Ashley Cameron, a 23-year-old care leaver from Stirling, said: “At this time of year it’s hard being away from your family. When you are in care at Christmas it can be really emotional, especially if you know your friends are going to have a Christmas at home with their families. It makes you think about all the problems in your life and can leave you feeling like there is no hope. All we want at Christmas is to know that people really do care.”

Tam Baillie, Scotland’s Commissioner for Children and Young People, backed their plea and said: “Young people leaving care are like any other young people – full of hopes and dreams. Yet they leave care at a much younger age than those leaving home and they do not have the option of returning if things do not work out.

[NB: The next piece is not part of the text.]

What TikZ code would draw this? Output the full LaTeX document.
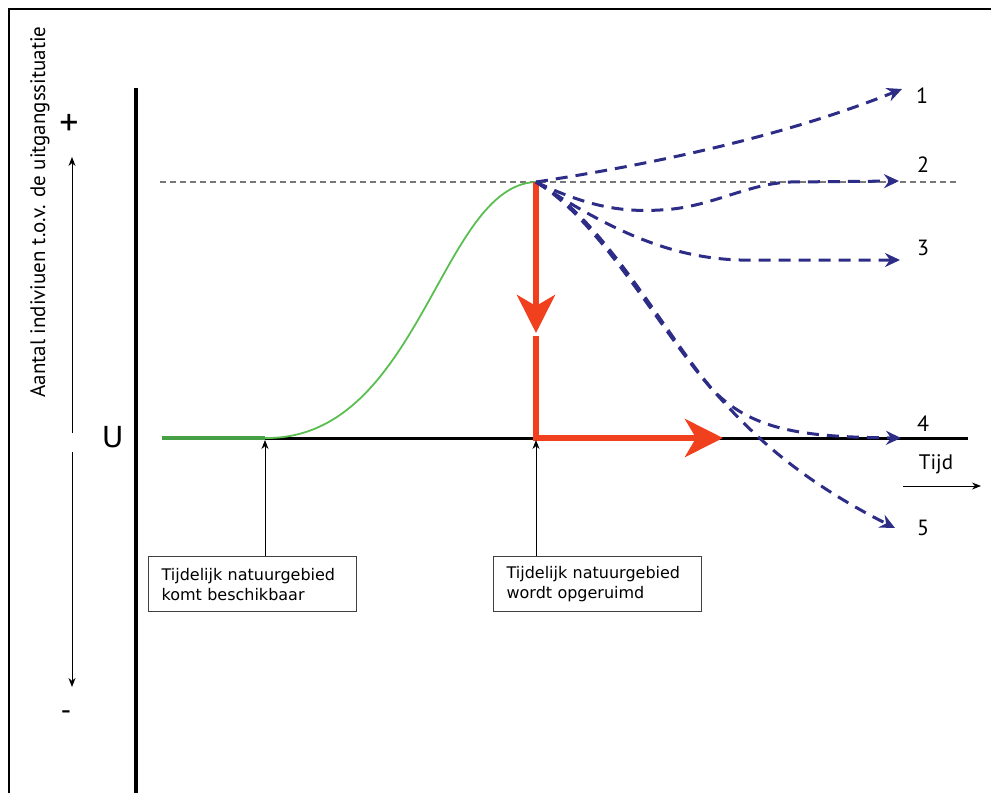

“We need to provide them with care for longer so that their transition into adulthood allows them to have the same life chances of other young people – and that they too can realise their aspirations of a safe, secure and healthy lifestyle that they have a right to expect. We should take the opportunity through the Children and Young People Bill to make progress in this endeavour.”

Aileen Campbell, the minister for children and young people, said: “Christmas should be a time for families to come together and be reminded of the importance of close, loving relationships, but we can all too easily take our families for granted. Too many young people leaving care do so without the security of a loving family and a place to call home.

“As a nation, it is everyone’s job to be a family to those who don’t have one – and I will do my bit to support care leavers through the Children and Young People Bill.”